— START GIVEN MATERIAL —

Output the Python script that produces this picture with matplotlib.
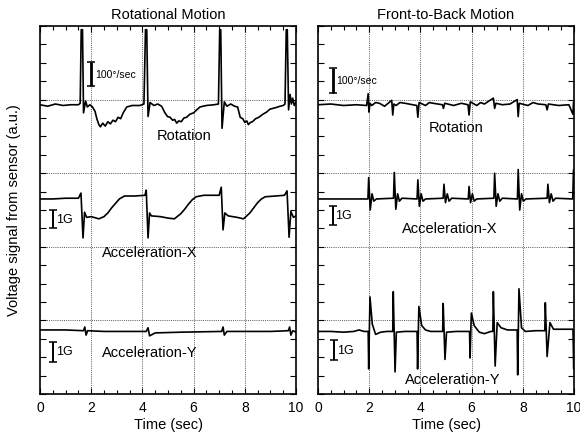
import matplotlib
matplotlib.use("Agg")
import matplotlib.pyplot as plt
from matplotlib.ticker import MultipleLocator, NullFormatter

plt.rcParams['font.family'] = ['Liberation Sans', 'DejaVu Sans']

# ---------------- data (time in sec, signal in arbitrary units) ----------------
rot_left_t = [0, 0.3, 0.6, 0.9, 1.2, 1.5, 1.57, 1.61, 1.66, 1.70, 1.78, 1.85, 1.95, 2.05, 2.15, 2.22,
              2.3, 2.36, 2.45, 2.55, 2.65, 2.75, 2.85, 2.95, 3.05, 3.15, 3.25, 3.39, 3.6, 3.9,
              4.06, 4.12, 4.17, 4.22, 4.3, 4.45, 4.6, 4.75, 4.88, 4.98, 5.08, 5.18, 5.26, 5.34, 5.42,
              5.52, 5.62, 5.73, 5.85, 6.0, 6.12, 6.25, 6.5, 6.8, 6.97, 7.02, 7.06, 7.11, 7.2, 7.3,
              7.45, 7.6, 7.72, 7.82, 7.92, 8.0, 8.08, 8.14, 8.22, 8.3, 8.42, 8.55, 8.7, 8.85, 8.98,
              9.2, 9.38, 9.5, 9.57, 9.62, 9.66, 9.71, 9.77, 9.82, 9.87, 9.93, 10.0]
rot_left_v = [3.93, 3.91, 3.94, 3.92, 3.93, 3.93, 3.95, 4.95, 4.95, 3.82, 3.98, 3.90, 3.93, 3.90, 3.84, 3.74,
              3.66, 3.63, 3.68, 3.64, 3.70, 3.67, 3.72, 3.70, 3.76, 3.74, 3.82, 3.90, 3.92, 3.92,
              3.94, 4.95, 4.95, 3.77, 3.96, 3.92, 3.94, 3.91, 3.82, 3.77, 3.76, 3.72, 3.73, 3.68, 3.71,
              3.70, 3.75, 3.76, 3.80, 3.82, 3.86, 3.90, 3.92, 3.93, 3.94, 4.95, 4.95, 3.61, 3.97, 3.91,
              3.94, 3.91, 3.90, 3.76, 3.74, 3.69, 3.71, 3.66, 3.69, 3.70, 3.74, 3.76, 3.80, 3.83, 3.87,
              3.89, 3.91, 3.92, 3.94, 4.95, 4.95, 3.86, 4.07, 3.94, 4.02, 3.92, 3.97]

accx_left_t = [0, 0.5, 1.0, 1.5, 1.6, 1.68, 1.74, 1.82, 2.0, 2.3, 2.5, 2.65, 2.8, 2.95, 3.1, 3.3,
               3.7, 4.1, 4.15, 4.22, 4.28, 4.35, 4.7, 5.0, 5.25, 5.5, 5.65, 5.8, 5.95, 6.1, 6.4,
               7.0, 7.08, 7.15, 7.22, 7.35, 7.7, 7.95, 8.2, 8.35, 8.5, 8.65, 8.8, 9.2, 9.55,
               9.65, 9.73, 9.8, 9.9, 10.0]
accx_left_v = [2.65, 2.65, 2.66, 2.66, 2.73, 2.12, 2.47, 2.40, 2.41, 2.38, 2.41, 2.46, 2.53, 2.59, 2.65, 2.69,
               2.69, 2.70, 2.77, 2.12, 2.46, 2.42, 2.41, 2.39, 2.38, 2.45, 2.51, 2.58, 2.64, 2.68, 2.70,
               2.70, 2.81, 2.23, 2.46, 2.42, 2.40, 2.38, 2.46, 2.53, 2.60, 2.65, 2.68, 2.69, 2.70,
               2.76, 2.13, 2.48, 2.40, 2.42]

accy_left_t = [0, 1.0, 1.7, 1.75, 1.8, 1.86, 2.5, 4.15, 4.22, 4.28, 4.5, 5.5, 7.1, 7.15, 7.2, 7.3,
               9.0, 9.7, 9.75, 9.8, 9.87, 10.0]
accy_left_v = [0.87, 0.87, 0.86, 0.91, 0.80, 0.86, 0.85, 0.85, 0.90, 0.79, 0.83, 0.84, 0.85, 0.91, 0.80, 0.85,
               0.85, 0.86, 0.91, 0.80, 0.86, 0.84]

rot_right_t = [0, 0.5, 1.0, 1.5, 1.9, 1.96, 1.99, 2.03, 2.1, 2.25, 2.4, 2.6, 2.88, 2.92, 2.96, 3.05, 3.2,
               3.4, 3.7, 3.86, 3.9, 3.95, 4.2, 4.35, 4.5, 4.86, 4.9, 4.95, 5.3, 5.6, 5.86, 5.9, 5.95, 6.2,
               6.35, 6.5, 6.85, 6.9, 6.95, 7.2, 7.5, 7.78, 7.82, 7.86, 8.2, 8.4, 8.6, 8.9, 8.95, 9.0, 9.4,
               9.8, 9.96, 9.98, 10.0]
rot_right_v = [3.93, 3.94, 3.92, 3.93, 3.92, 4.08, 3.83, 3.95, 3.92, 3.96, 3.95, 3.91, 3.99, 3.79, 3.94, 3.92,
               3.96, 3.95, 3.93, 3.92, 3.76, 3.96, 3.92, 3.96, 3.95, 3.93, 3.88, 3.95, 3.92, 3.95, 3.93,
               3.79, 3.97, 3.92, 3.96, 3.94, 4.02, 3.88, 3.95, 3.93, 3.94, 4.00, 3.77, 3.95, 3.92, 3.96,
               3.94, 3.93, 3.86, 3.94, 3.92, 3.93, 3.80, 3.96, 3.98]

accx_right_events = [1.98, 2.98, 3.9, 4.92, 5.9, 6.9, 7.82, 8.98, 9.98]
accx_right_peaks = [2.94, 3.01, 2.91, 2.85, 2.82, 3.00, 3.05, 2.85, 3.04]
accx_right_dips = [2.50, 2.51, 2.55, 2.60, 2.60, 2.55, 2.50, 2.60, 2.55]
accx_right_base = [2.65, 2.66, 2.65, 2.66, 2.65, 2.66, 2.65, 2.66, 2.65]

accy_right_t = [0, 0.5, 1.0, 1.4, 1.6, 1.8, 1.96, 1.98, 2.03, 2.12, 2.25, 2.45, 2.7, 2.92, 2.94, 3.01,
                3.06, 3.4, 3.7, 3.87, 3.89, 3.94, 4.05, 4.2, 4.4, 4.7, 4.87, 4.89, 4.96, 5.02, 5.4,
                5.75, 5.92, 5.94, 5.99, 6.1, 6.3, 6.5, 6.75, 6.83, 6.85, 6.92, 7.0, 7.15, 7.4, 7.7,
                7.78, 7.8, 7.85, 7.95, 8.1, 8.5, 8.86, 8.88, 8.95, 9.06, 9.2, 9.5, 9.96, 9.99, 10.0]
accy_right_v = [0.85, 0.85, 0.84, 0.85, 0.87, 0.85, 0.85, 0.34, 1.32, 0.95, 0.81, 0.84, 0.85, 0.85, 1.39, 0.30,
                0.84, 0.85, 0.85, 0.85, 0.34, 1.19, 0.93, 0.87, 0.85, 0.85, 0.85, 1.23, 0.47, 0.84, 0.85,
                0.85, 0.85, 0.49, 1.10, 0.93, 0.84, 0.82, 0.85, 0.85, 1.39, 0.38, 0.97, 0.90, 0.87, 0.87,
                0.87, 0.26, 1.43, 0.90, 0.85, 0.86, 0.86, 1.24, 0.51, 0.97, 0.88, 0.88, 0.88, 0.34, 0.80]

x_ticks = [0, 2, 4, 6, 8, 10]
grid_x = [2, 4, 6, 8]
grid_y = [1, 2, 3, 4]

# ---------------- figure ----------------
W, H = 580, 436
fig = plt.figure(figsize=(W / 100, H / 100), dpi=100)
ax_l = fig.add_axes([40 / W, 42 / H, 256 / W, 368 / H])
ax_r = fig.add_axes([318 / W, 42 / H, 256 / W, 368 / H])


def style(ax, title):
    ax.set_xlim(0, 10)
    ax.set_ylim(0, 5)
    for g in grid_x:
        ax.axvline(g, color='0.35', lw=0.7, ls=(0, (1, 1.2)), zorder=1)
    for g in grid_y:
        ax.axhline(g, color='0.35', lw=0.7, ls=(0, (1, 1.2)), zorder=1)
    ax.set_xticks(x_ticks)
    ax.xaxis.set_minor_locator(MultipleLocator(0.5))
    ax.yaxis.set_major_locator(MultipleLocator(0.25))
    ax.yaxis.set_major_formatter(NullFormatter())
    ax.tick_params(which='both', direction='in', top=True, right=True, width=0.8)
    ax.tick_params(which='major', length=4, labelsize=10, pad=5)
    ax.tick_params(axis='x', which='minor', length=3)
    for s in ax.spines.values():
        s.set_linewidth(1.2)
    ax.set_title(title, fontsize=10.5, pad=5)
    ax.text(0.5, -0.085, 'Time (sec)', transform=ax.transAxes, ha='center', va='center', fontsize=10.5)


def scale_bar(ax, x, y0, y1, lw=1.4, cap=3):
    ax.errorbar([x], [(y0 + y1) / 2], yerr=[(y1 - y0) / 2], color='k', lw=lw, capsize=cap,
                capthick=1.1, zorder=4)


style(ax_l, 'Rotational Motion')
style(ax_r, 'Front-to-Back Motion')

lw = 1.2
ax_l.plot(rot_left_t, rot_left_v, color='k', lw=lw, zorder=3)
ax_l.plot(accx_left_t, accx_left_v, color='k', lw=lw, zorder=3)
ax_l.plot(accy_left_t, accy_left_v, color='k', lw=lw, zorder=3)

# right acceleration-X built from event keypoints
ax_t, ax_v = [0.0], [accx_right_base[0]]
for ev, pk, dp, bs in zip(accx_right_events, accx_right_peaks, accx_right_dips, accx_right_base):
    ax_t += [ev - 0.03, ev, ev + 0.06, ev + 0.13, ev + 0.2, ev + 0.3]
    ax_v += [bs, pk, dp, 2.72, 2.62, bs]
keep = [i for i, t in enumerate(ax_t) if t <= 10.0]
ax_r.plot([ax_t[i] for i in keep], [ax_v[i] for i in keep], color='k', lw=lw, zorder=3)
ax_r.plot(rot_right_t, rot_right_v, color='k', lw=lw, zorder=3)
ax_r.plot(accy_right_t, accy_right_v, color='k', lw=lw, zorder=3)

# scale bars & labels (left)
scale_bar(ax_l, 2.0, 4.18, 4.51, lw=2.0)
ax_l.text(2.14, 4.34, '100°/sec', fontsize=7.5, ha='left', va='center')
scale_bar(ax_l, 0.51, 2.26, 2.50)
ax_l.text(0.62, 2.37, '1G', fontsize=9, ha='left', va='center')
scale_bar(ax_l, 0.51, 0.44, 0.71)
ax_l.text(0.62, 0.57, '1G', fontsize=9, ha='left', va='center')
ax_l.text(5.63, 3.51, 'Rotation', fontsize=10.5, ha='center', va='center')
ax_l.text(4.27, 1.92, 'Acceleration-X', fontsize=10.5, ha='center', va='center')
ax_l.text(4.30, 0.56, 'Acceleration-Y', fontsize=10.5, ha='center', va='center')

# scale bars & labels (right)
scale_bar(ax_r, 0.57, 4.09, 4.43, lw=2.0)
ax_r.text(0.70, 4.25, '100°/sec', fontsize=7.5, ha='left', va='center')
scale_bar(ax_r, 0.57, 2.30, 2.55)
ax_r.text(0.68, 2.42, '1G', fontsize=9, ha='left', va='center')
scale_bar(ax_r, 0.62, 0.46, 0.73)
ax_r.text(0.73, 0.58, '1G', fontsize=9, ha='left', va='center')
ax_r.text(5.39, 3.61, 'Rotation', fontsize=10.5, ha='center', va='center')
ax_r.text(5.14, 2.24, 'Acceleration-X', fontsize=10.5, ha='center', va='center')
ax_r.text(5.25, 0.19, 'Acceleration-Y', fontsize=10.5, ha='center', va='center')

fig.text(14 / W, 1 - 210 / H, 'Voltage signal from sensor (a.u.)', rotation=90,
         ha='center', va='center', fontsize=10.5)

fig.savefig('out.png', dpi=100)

— END GIVEN MATERIAL —

**STATED EXERCISE**
Reproduce exactly the run of lines that opens the listing and closes with the line holding "plt.rcParams['font.family'] = ['Liberation". Pictures are excluded.

**THE OUTPUT**
Output the Python script that produces this picture with matplotlib.
import matplotlib
matplotlib.use("Agg")
import matplotlib.pyplot as plt
from matplotlib.ticker import MultipleLocator, NullFormatter

plt.rcParams['font.family'] = ['Liberation Sans', 'DejaVu Sans']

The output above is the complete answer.